In a passionate speech in the beginning of the discussion and meeting, Wolf said that ending funding for companies that use sweatshops was about “making globalization fair.”

He was followed by Ertl, who labeled the three key foundations for the proposal: “transparency, standards and enforcement.”

Many other COLA members and Cornellians spoke before the committee, including James Douglass, Alex Boris and John Sherman. They and others emphasized the power of the consumer to influence companies’ labor practices and actions, cited Ithaca’s progressive history and strong unions and evoked the conscience of the city.

COLA members were also emboldened by their recent victory over Russel, which recently decided to rehire hundreds of Honduran workers after campus wide protests lead several universities to cancel their contracts with Russel.

Laurie Konwinski, a member of Tompkins’ County Chapter of Catholic Charities, was the only local resident who turned out specifically to voice support for the proposal. She said that “local residents” supported what COLA was doing, too.

The switch would be an “investment for the country” and would “bring factories and companies up to moral standards,” Konwinski said.

The local workers in attendance said that they fully supported the efforts by Cornell students, but thought that their own gripe was equally important.

“It’s kind of ironic that [they’re] advocating for nearly the same rights that we’re looking for here,” city employee Brian Carmen said.
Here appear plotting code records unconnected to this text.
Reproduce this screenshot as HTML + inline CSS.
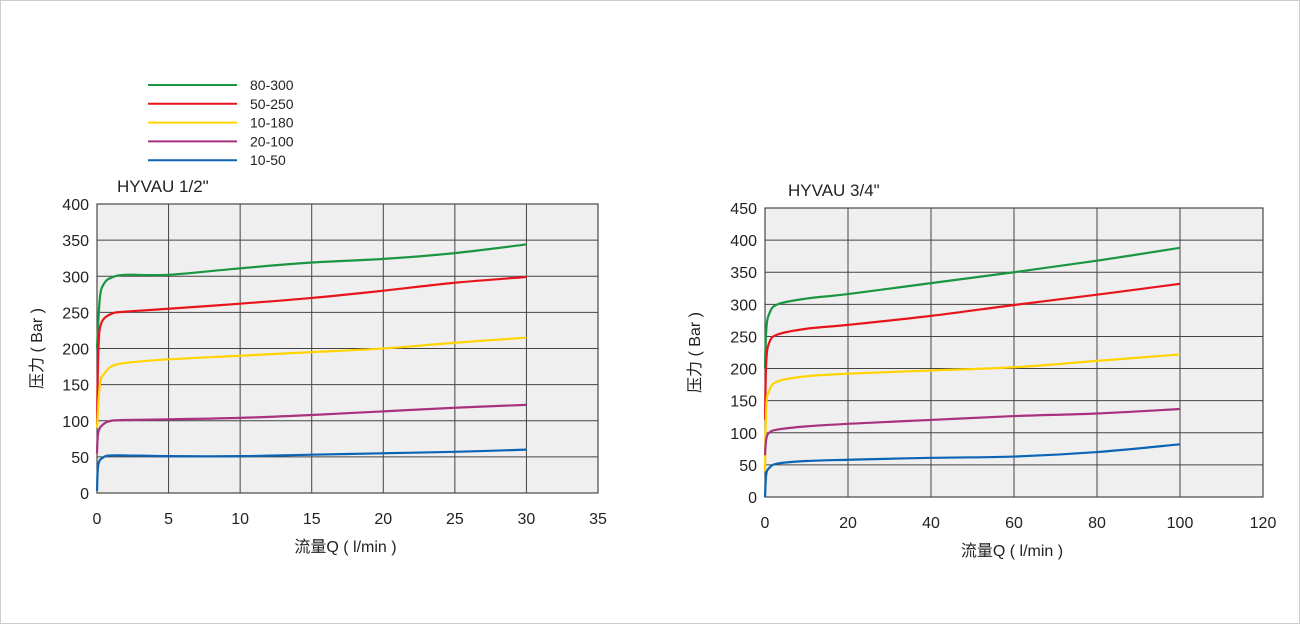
<!DOCTYPE html>
<html><head><meta charset="utf-8"><style>
html,body{margin:0;padding:0;background:#fff;}
svg{display:block;font-family:"Liberation Sans","Noto Sans CJK SC",sans-serif;}
</style></head><body>
<svg id="svg" width="1300" height="624" viewBox="0 0 1300 624">
<rect x="0.5" y="0.5" width="1299" height="623" fill="#fff" stroke="#ccc"/>
<g id="legend"></g>
</svg>
<script>
const seriesNames=["80-300","50-250","10-180","20-100","10-50"];
const seriesColors=["#1a9641","#e8141c","#ffd400","#a8327f","#0b64b4"];
const leftXTicks=[0,5,10,15,20,25,30,35];
const leftYTicks=[0,50,100,150,200,250,300,350,400];
const rightXTicks=[0,20,40,60,80,100,120];
const rightYTicks=[0,50,100,150,200,250,300,350,400,450];
const leftX=[[0,0.2,0.5,1,2,5,10,15,20,25,30],[0,0.1,0.3,1,2,5,10,15,20,25,30],[0,0.2,0.5,1,2,5,10,15,20,25,30],[0,0.1,0.5,1,2,5,10,15,20,25,30],[0,0.1,0.5,1,2,5,10,15,20,25,30]];
const leftGreen=[200,270,290,298,302,302,311,319,324,332,344];
const leftRed=[95,200,235,248,251,255,262,270,280,291,299];
const leftYellow=[90,150,165,175,180,185,190,195,200,208,215];
const leftPurple=[55,85,96,100,101,102,104,108,113,118,122];
const leftBlue=[3,40,50,52,52,51,51,53,55,57,60];
const rightX=[0,0.3,1,3,10,20,40,60,80,100];
const rightGreen=[200,260,285,300,309,316,333,350,368,388];
const rightRed=[120,210,240,253,262,268,282,299,315,332];
const rightYellow=[40,140,165,180,188,192,197,202,212,222];
const rightPurple=[65,90,100,105,110,114,120,126,130,137];
const rightBlue=[0,35,45,52,56,58,61,63,70,82];

const NS="http://www.w3.org/2000/svg";
const svg=document.getElementById('svg');
function mk(tag,attrs,parent){const e=document.createElementNS(NS,tag);for(const k in attrs)e.setAttribute(k,attrs[k]);(parent||svg).appendChild(e);return e;}

// legend
const lg=document.getElementById('legend');
seriesNames.forEach((n,i)=>{
  const y=85+i*18.8;
  const l=mk('line',{x1:148,x2:237,y1:y,y2:y,stroke:seriesColors[i],'stroke-width':2},lg);
  
  
  const t=mk('text',{x:250,y:y+5,'font-size':14,fill:'#222'},lg);
  t.textContent=n;
  
  
});

function chart(opt){
  const g=mk('g',{});
  
  
  const xs=v=>opt.x0+(v-opt.xt[0])/(opt.xt[opt.xt.length-1]-opt.xt[0])*(opt.x1-opt.x0);
  const ys=v=>opt.y0-(v-opt.yt[0])/(opt.yt[opt.yt.length-1]-opt.yt[0])*(opt.y0-opt.y1);
  const bg=mk('rect',{x:opt.x0,y:opt.y1,width:opt.x1-opt.x0,height:opt.y0-opt.y1,fill:'#efefef',stroke:'#555','stroke-width':1.2},g);
  
  
  opt.xt.forEach(v=>{
    const l=mk('line',{x1:xs(v),x2:xs(v),y1:opt.y1,y2:opt.y0,stroke:'#444','stroke-width':1},g);
    
    
    const t=mk('text',{x:xs(v),y:opt.y0+31,'font-size':16,'text-anchor':'middle',fill:'#222'},g);
    t.textContent=v;
    
    
  });
  opt.yt.forEach(v=>{
    const l=mk('line',{x1:opt.x0,x2:opt.x1,y1:ys(v),y2:ys(v),stroke:'#444','stroke-width':1},g);
    
    
    const t=mk('text',{x:opt.x0-8,y:ys(v)+6,'font-size':16,'text-anchor':'end',fill:'#222'},g);
    t.textContent=v;
    
    
  });
  opt.series.forEach((s,i)=>{
    const xv=opt.xv[i];
    const pts=xv.map((x,j)=>[xs(x),ys(s[j])]);
    let d='M'+pts[0][0]+','+pts[0][1];
    for(let j=0;j<pts.length-1;j++){
      const p0=pts[Math.max(0,j-1)],p1=pts[j],p2=pts[j+1],p3=pts[Math.min(pts.length-1,j+2)];
      const c1=[p1[0]+(p2[0]-p0[0])/6,p1[1]+(p2[1]-p0[1])/6];
      const c2=[p2[0]-(p3[0]-p1[0])/6,p2[1]-(p3[1]-p1[1])/6];
      d+=' C'+c1+' '+c2+' '+p2;
    }
    const p=mk('path',{d:d,fill:'none',stroke:seriesColors[i],'stroke-width':2.2},g);
    
    
  });
  const ti=mk('text',{x:opt.tx,y:opt.ty,'font-size':17,fill:'#222'},g);
  ti.textContent=opt.title;
  
  
  const xl=mk('text',{x:(opt.x0+opt.x1)/2-2,y:opt.y0+59,'font-size':16,'text-anchor':'middle',fill:'#222'},g);
  xl.textContent='流量Q ( l/min )';
  
  
  const yc=(opt.y0+opt.y1)/2;
  const yl=mk('text',{x:opt.ylx,y:yc,'font-size':16,'text-anchor':'middle',fill:'#222',transform:'rotate(-90 '+opt.ylx+' '+yc+')'},g);
  yl.textContent='压力 ( Bar )';
  
  
}
chart({name:'chart-hyvau-1-2',x0:97,x1:598,y0:493,y1:204,xt:leftXTicks,yt:leftYTicks,
  xv:leftX,series:[leftGreen,leftRed,leftYellow,leftPurple,leftBlue],title:'HYVAU 1/2"',tx:117,ty:192,ylx:42});
chart({name:'chart-hyvau-3-4',x0:765,x1:1263,y0:497,y1:208,xt:rightXTicks,yt:rightYTicks,
  xv:[rightX,rightX,rightX,rightX,rightX],series:[rightGreen,rightRed,rightYellow,rightPurple,rightBlue],title:'HYVAU 3/4"',tx:788,ty:196,ylx:700});
</script>
</body></html>
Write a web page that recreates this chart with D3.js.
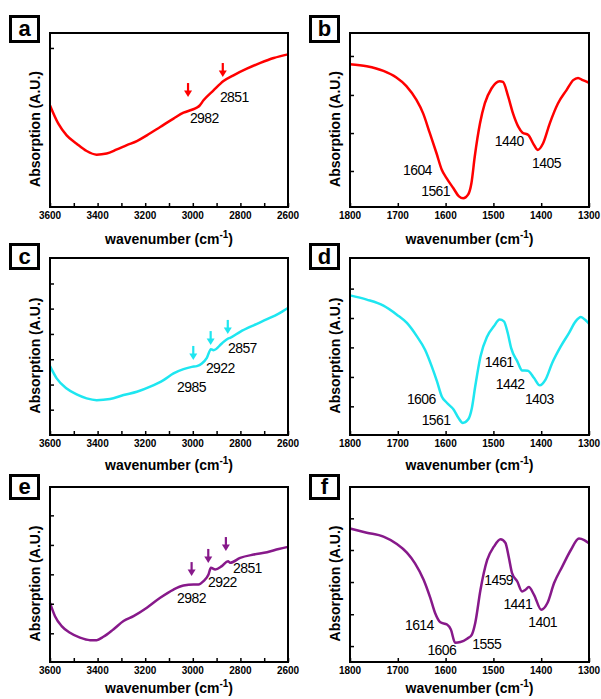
<!DOCTYPE html>
<html>
<head>
<meta charset="utf-8">
<script src="https://cdn.jsdelivr.net/npm/d3@7"></script>
<style>
body { margin: 0; background: #fff; }
svg text { font-family: Arial, "Liberation Sans", sans-serif; fill: #000; }
</style>
</head>
<body>
<svg id="chart" width="601" height="699"></svg>
<script>
// ---- data (absorption in % of panel height) ----
var wnA = [3600,3565,3530,3488,3446,3404,3362,3319,3277,3235,3193,3137,3081,3039,3004,2983,2972,2955,2913,2871,2829,2773,2716,2660,2600];
var absA = [58.4,47.9,41.2,36.4,32.2,30.1,30.7,33.1,35.6,37.9,41.2,46.0,50.8,54.2,55.9,57.1,58.2,61.3,67.0,72.4,75.7,79.5,82.8,85.6,87.7];

var wnB = [1800,1765,1730,1703,1682,1661,1647,1633,1619,1608,1598,1584,1572,1563,1553,1546,1539,1528,1518,1504,1487,1480,1469,1459,1448,1439,1427,1417,1407,1396,1382,1365,1347,1333,1323,1313,1300];
var absB = [82.1,80.9,78.2,74.4,69.5,61.5,53.8,42.4,30.9,21.4,16.6,10.9,6.1,5.0,7.1,13.7,29.0,48.1,59.5,68.1,72.3,71.9,63.4,53.8,46.2,42.7,41.4,36.6,32.8,36.6,48.1,59.5,67.2,72.9,74.2,72.9,71.4];

var wnC = [3600,3572,3530,3488,3446,3404,3348,3291,3235,3179,3123,3081,3039,3004,2983,2962,2941,2924,2913,2878,2852,2843,2801,2744,2688,2639,2600];
var absC = [38.9,32.0,26.3,22.9,20.7,19.7,20.3,22.6,24.4,27.3,31.0,34.8,37.2,38.5,38.9,40.4,43.6,48.5,47.9,51.7,54.5,54.9,58.3,62.0,65.4,68.6,71.8];

var wnD = [1800,1765,1730,1702,1681,1660,1643,1629,1618,1608,1597,1583,1573,1564,1553,1545,1538,1527,1513,1499,1487,1478,1470,1463,1450,1440,1428,1415,1403,1391,1377,1359,1342,1328,1317,1307,1300];
var absD = [78.9,76.5,73.1,68.0,63.3,55.7,48.2,38.8,30.3,21.8,18.1,14.3,9.6,6.8,8.7,15.3,27.5,44.4,55.7,61.4,65.2,64.2,57.6,49.2,41.6,36.5,36.3,32.2,28.1,31.3,40.7,50.1,57.6,64.2,66.7,64.8,62.9];

var wnE = [3600,3579,3551,3516,3474,3432,3404,3376,3334,3291,3249,3193,3137,3081,3039,2997,2976,2955,2934,2924,2906,2878,2852,2843,2801,2744,2688,2639,2600];
var absE = [33.8,26.2,20.5,16.7,13.9,12.5,12.5,14.4,18.6,23.4,26.2,31.0,36.7,41.4,43.7,44.3,44.3,46.2,50.0,53.8,52.9,54.8,57.6,56.7,59.5,61.4,62.7,64.6,65.8];

var wnF = [1800,1765,1730,1702,1681,1664,1646,1632,1622,1611,1597,1589,1580,1569,1555,1545,1538,1527,1513,1499,1485,1475,1468,1461,1450,1440,1433,1426,1415,1400,1387,1373,1356,1338,1321,1310,1300];
var absF = [76.3,73.9,71.6,67.4,62.5,56.4,47.0,36.6,28.0,22.7,21.4,18.6,11.0,11.4,13.3,15.7,22.3,41.3,58.3,65.9,70.1,68.2,60.2,50.8,46.0,40.3,41.3,42.8,38.4,29.9,33.7,45.1,54.5,64.0,70.6,69.7,67.8];

// unlabeled y ticks
var yTicksA = [91.4];
var yTicksB = [20.7, 42.5, 64.4, 86.8];
var yTicksC = [14.3, 28.5, 42.8, 57.1, 71.4, 85.6];
var yTicksD = [16.2, 32.8, 49.5, 66.1, 82.7];
var yTicksE = [16.4, 33.3, 50.1, 66.9, 83.8];
var yTicksF = [9.1, 27.3, 45.7, 64.0, 82.1];

// x tick labels
var xLabelsHigh = [3600, 3400, 3200, 3000, 2800, 2600];
var xLabelsLow = [1800, 1700, 1600, 1500, 1400, 1300];

// peak annotations: text, wavenumber anchor, absorption anchor
var peakTextA = ['2982', '2851'];
var peakWnA = [3012, 2886];
var peakAbsA = [48.3, 60.3];
var peakTextB = ['1604', '1561', '1440', '1405'];
var peakWnB = [1689, 1651, 1497, 1419];
var peakAbsB = [18.4, 6.3, 35.1, 22.4];
var peakTextC = ['2857', '2922', '2985'];
var peakWnC = [2852, 2945, 3066];
var peakAbsC = [46.3, 35.0, 24.3];
var peakTextD = ['1606', '1561', '1461', '1442', '1403'];
var peakWnD = [1681, 1650, 1518, 1495, 1434];
var peakAbsD = [17.5, 5.6, 38.4, 26.0, 17.5];
var peakTextE = ['2851', '2922', '2982'];
var peakWnE = [2831, 2936, 3066];
var peakAbsE = [50.9, 42.9, 33.7];
var peakTextF = ['1614', '1606', '1555', '1459', '1441', '1401'];
var peakWnF = [1685, 1638, 1544, 1519, 1479, 1427];
var peakAbsF = [18.3, 4.0, 7.4, 44.0, 30.3, 20.0];

// arrow markers (tip position)
var arrowWnA = [3020, 2874];
var arrowAbsA = [63.2, 74.7];
var arrowWnC = [2998, 2925, 2853];
var arrowAbsC = [42.4, 50.8, 57.1];
var arrowWnE = [3005, 2935, 2861];
var arrowAbsE = [49.1, 56.6, 63.4];

// ---- layout ----
var cols = [{left: 50, right: 288, domain: [3600, 2600], labels: xLabelsHigh},
            {left: 350, right: 589, domain: [1800, 1300], labels: xLabelsLow}];
var rows = [{top: 33, bottom: 207, title: 244, box: 15, boxH: 28},
            {top: 258, bottom: 435, title: 470, box: 243, boxH: 27},
            {top: 487, bottom: 662, title: 693, box: 474, boxH: 26}];

var red = '#ff0000', cyan = '#1ee6f0', purple = '#87198a';

var panels = [
    {id: 'a', col: 0, row: 0, color: red, wn: wnA, abs: absA, yt: yTicksA, pt: peakTextA, pw: peakWnA, pa: peakAbsA, aw: arrowWnA, aa: arrowAbsA},
    {id: 'b', col: 1, row: 0, color: red, wn: wnB, abs: absB, yt: yTicksB, pt: peakTextB, pw: peakWnB, pa: peakAbsB, aw: [], aa: []},
    {id: 'c', col: 0, row: 1, color: cyan, wn: wnC, abs: absC, yt: yTicksC, pt: peakTextC, pw: peakWnC, pa: peakAbsC, aw: arrowWnC, aa: arrowAbsC},
    {id: 'd', col: 1, row: 1, color: cyan, wn: wnD, abs: absD, yt: yTicksD, pt: peakTextD, pw: peakWnD, pa: peakAbsD, aw: [], aa: []},
    {id: 'e', col: 0, row: 2, color: purple, wn: wnE, abs: absE, yt: yTicksE, pt: peakTextE, pw: peakWnE, pa: peakAbsE, aw: arrowWnE, aa: arrowAbsE},
    {id: 'f', col: 1, row: 2, color: purple, wn: wnF, abs: absF, yt: yTicksF, pt: peakTextF, pw: peakWnF, pa: peakAbsF, aw: [], aa: []}
];

var svg = d3.select('#chart');
svg.append('rect').attr('width', 601).attr('height', 699).attr('fill', '#fff');

panels.forEach(function (p) {
    var c = cols[p.col], r = rows[p.row];
    var x = d3.scaleLinear().domain(c.domain).range([c.left, c.right]);
    var y = d3.scaleLinear().domain([0, 100]).range([r.bottom, r.top]);
    var g = svg.append('g').attr('class', 'panel-' + p.id);

    // spectrum
    var line = d3.line()
        .x(function (d) { return x(d[0]); })
        .y(function (d) { return y(d[1]); })
        .curve(d3.curveMonotoneX);
    g.append('path')
        .datum(d3.zip(p.wn, p.abs))
        .attr('d', line)
        .attr('fill', 'none')
        .attr('stroke', p.color)
        .attr('stroke-width', 2.5)
        .attr('stroke-linejoin', 'round');

    // bottom axis: inward ticks every 100
    var lo = Math.min(c.domain[0], c.domain[1]), hi = Math.max(c.domain[0], c.domain[1]);
    var xAxis = d3.axisTop(x)
        .tickValues(d3.range(lo, hi + 1, 100))
        .tickSize(4)
        .tickFormat('');
    g.append('g')
        .attr('transform', 'translate(0,' + r.bottom + ')')
        .call(xAxis)
        .call(function (s) { s.select('.domain').remove(); })
        .selectAll('line').attr('stroke', '#000').attr('stroke-width', 1.5);

    g.selectAll('text.xlab')
        .data(c.labels)
        .enter().append('text')
        .attr('class', 'xlab')
        .attr('x', function (d) { return x(d); })
        .attr('y', r.bottom + 12)
        .attr('text-anchor', 'middle')
        .style('font-size', '10px')
        .style('font-weight', 'bold')
        .text(function (d) { return d; });

    // left axis: inward unlabeled ticks
    var yAxis = d3.axisRight(y).tickValues(p.yt).tickSize(4).tickFormat('');
    g.append('g')
        .attr('transform', 'translate(' + c.left + ',0)')
        .call(yAxis)
        .call(function (s) { s.select('.domain').remove(); })
        .selectAll('line').attr('stroke', '#000').attr('stroke-width', 1.5);

    // frame
    g.append('rect')
        .attr('x', c.left).attr('y', r.top)
        .attr('width', c.right - c.left).attr('height', r.bottom - r.top)
        .attr('fill', 'none').attr('stroke', '#000').attr('stroke-width', 2);

    // axis titles
    var xt = g.append('text')
        .attr('x', (c.left + c.right) / 2)
        .attr('y', r.title)
        .attr('text-anchor', 'middle')
        .style('font-size', '14px')
        .style('font-weight', 'bold');
    xt.append('tspan').text('wavenumber (cm');
    xt.append('tspan').attr('dy', -6).style('font-size', '10px').text('-1');
    xt.append('tspan').attr('dy', 6).text(')');

    g.append('text')
        .attr('transform', 'translate(' + (c.left - 10) + ',' + ((r.top + r.bottom) / 2 + 9) + ') rotate(-90)')
        .attr('text-anchor', 'middle')
        .style('font-size', '14px')
        .style('font-weight', 'bold')
        .text('Absorption (A.U.)');

    // panel letter box
    g.append('rect')
        .attr('x', c.left - 39.5).attr('y', r.box + 1.5)
        .attr('width', 28).attr('height', r.boxH - 3)
        .attr('fill', '#fff').attr('stroke', '#000').attr('stroke-width', 3);
    g.append('text')
        .attr('x', c.left - 25.5)
        .attr('y', r.box + r.boxH / 2 + 7)
        .attr('text-anchor', 'middle')
        .style('font-size', '22px')
        .style('font-weight', 'bold')
        .text(p.id);

    // peak labels
    g.selectAll('text.peak')
        .data(p.pt)
        .enter().append('text')
        .attr('class', 'peak')
        .attr('x', function (d, i) { return x(p.pw[i]); })
        .attr('y', function (d, i) { return y(p.pa[i]); })
        .style('font-size', '14px')
        .style('letter-spacing', '-0.6px')
        .text(function (d) { return d; });

    // down arrows
    var arrows = g.selectAll('g.arrow')
        .data(d3.zip(p.aw, p.aa))
        .enter().append('g')
        .attr('class', 'arrow')
        .attr('transform', function (d) { return 'translate(' + x(d[0]) + ',' + y(d[1]) + ')'; });
    arrows.append('line')
        .attr('x1', 0).attr('x2', 0).attr('y1', -14).attr('y2', -5)
        .attr('stroke', p.color).attr('stroke-width', 2.2);
    arrows.append('path')
        .attr('d', 'M-4,-6.5L4,-6.5L0,0Z')
        .attr('fill', p.color);
});
</script>
</body>
</html>
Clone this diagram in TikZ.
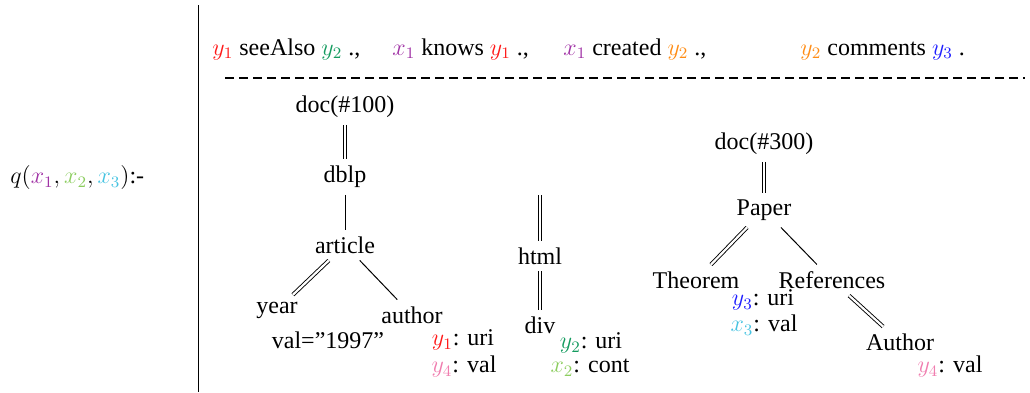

Carmen hoped that the city would adopt COLA’s proposal, but also felt that the city should “care for their own employees first.”

Carmen and other local residents went to the meeting with the hope the city would act on a state report, by the Civil Service Employee Association, which had found that many Ithaca employees were underfunded. Although much discussed, it was the first time the report made it this far to committee.

After the COLA presentation and after the students had left the room, local workers waited as the committee discussed, for nearly a half hour, the merits of moving the committee meeting time from 7:30 to 6:00.

Joel Zumoff (D-3rd Ward) said that he couldn’t legislate on an empty stomach; Deborah Molenhoff (D-5th Ward) countered she sometimes became too tired to legislate when the sessions ran overtime. The workers continued to wait.

Eventually, the council moved on to discuss the workers’ complaints. Within five minutes, council-members accepted a motion to move the debate to a private discussion in a backroom.

After the discussion, they agreed to suspend consideration of the report until further information was available.